**PROBLEM TO WORK ON**.
Write out only the lines from the start of the entries up to and including the line with "const chart = echarts.init(document.getElementById('chart'))"; please skip the pictures.

— Begin —

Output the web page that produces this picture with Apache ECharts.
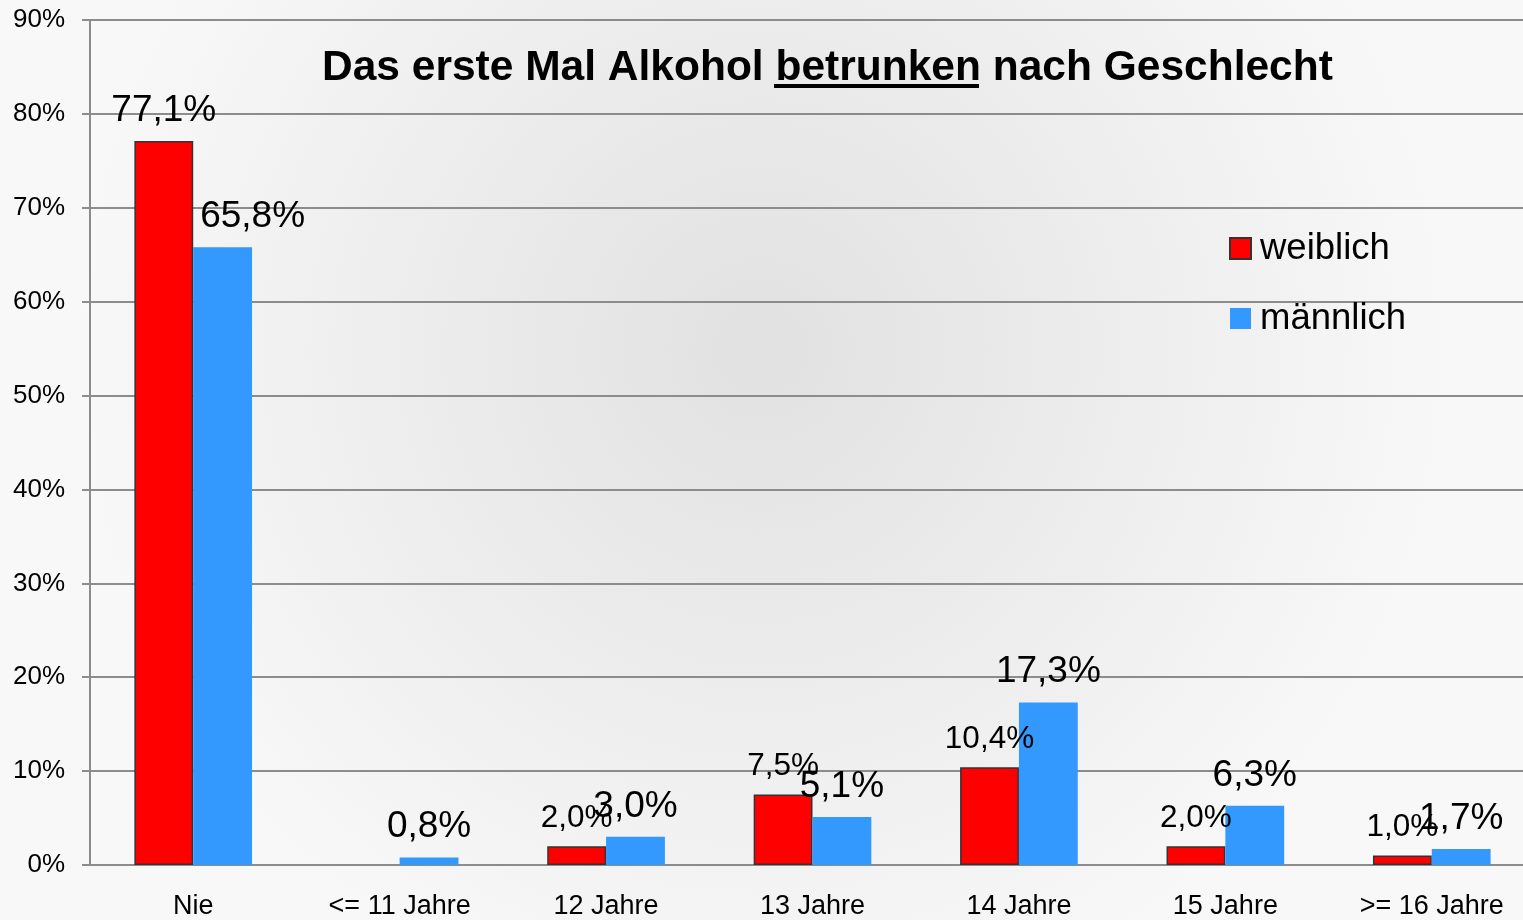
<!DOCTYPE html>
<html>
<head>
<meta charset="utf-8">
<title>Das erste Mal Alkohol betrunken nach Geschlecht</title>
<script src="https://cdn.jsdelivr.net/npm/echarts@6/dist/echarts.min.js"></script>
<style>
  html, body { margin: 0; padding: 0; }
  #chart { width: 1523px; height: 920px; }
</style>
</head>
<body>
<div id="chart"></div>
<script>
  // Daten
  const categories = ['Nie', '<= 11 Jahre', '12 Jahre', '13 Jahre', '14 Jahre', '15 Jahre', '>= 16 Jahre']
  const weiblich = [77.1, null, 2.0, 7.5, 10.4, 2.0, 1.0]
  const maennlich = [65.8, 0.8, 3.0, 5.1, 17.3, 6.3, 1.7]
  const seriesNames = ['weiblich', 'männlich']

  const font = "'Liberation Sans', Arial, sans-serif"
  const gridColor = '#8c8c8c'

  // 1,5% statt 1.5%
  const fmt = v => v.toFixed(1).replace('.', ',') + '%'

  const chart = echarts.init(document.getElementById('chart'))

  // Labels: rot kleiner ausser "Nie", blau bei "Nie" nach rechts verschoben
  const redData = weiblich.map((v, i) => ({
    value: v,
    label: { fontSize: i === 0 ? 37 : 31.5 }
  }))
  const blueData = maennlich.map((v, i) => ({
    value: v,
    label: i === 0 ? { offset: [30, 0] } : {}
  }))

  const option = {
    backgroundColor: {
      type: 'radial',
      x: 0.5, y: 0.38, r: 0.75,
      colorStops: [
        { offset: 0, color: '#e1e1e1' },
        { offset: 1, color: '#f8f8f8' }
      ]
    },
    textStyle: { fontFamily: font },
    title: {
      text: 'Das erste Mal Alkohol betrunken nach Geschlecht',
      left: 322,
      top: 47,
      padding: 0,
      textStyle: { fontSize: 42.5, fontWeight: 'bold', color: '#000', fontFamily: font }
    },
    // Unterstreichung von "betrunken"
    graphic: [
      { type: 'rect', left: 774, top: 84, shape: { width: 205, height: 4 }, style: { fill: '#000' } }
    ],
    legend: {
      orient: 'vertical',
      left: 1229,
      top: 230,
      padding: 0,
      itemWidth: 21,
      itemHeight: 21,
      itemGap: 33,
      icon: 'rect',
      textStyle: { fontSize: 36.5, color: '#000', fontFamily: font, padding: [0, 0, 0, 4] },
      data: seriesNames
    },
    // Plot geht rechts etwas ueber den Rand hinaus
    grid: {
      left: 90,
      width: 1445,
      top: 20,
      bottom: 55,
      outerBoundsMode: 'none',
      containLabel: false
    },
    xAxis: {
      type: 'category',
      data: categories,
      axisLine: { lineStyle: { color: gridColor, width: 2 } },
      axisTick: { length: 8, lineStyle: { color: gridColor, width: 2 } },
      axisLabel: { fontSize: 27, color: '#000', margin: 28, interval: 0 }
    },
    yAxis: {
      type: 'value',
      min: 0,
      max: 90,
      interval: 10,
      axisLine: { show: true, lineStyle: { color: gridColor, width: 2 } },
      axisTick: { show: true, length: 8, lineStyle: { color: gridColor, width: 2 } },
      axisLabel: { fontSize: 26, color: '#000', margin: 25, formatter: '{value}%' },
      splitLine: { lineStyle: { color: gridColor, width: 2 } }
    },
    series: [
      {
        name: seriesNames[0],
        type: 'bar',
        data: redData,
        barGap: '0%',
        barCategoryGap: '43%',
        itemStyle: { color: '#ff0000', borderColor: '#333333', borderWidth: 1.5 },
        label: {
          show: true,
          position: 'top',
          distance: 12,
          color: '#000',
          fontFamily: font,
          formatter: p => fmt(p.value)
        }
      },
      {
        name: seriesNames[1],
        type: 'bar',
        data: blueData,
        barGap: '0%',
        barCategoryGap: '43%',
        itemStyle: { color: '#3399ff' },
        label: {
          show: true,
          position: 'top',
          distance: 12,
          fontSize: 37,
          color: '#000',
          fontFamily: font,
          formatter: p => fmt(p.value)
        }
      }
    ]
  }

  chart.setOption(option)
</script>
</body>
</html>
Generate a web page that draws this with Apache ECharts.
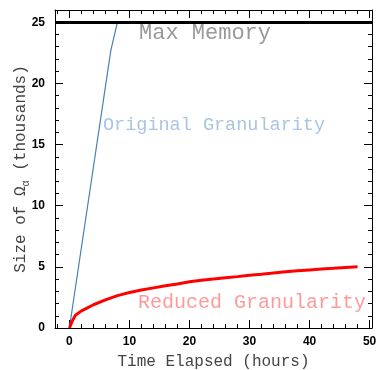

— End —

**ANSWER TO THE EXERCISE**.
Output the web page that produces this picture with Apache ECharts.
<!DOCTYPE html>
<html>
<head>
<meta charset="utf-8">
<title>Das erste Mal Alkohol betrunken nach Geschlecht</title>
<script src="https://cdn.jsdelivr.net/npm/echarts@6/dist/echarts.min.js"></script>
<style>
  html, body { margin: 0; padding: 0; }
  #chart { width: 1523px; height: 920px; }
</style>
</head>
<body>
<div id="chart"></div>
<script>
  // Daten
  const categories = ['Nie', '<= 11 Jahre', '12 Jahre', '13 Jahre', '14 Jahre', '15 Jahre', '>= 16 Jahre']
  const weiblich = [77.1, null, 2.0, 7.5, 10.4, 2.0, 1.0]
  const maennlich = [65.8, 0.8, 3.0, 5.1, 17.3, 6.3, 1.7]
  const seriesNames = ['weiblich', 'männlich']

  const font = "'Liberation Sans', Arial, sans-serif"
  const gridColor = '#8c8c8c'

  // 1,5% statt 1.5%
  const fmt = v => v.toFixed(1).replace('.', ',') + '%'

  const chart = echarts.init(document.getElementById('chart'))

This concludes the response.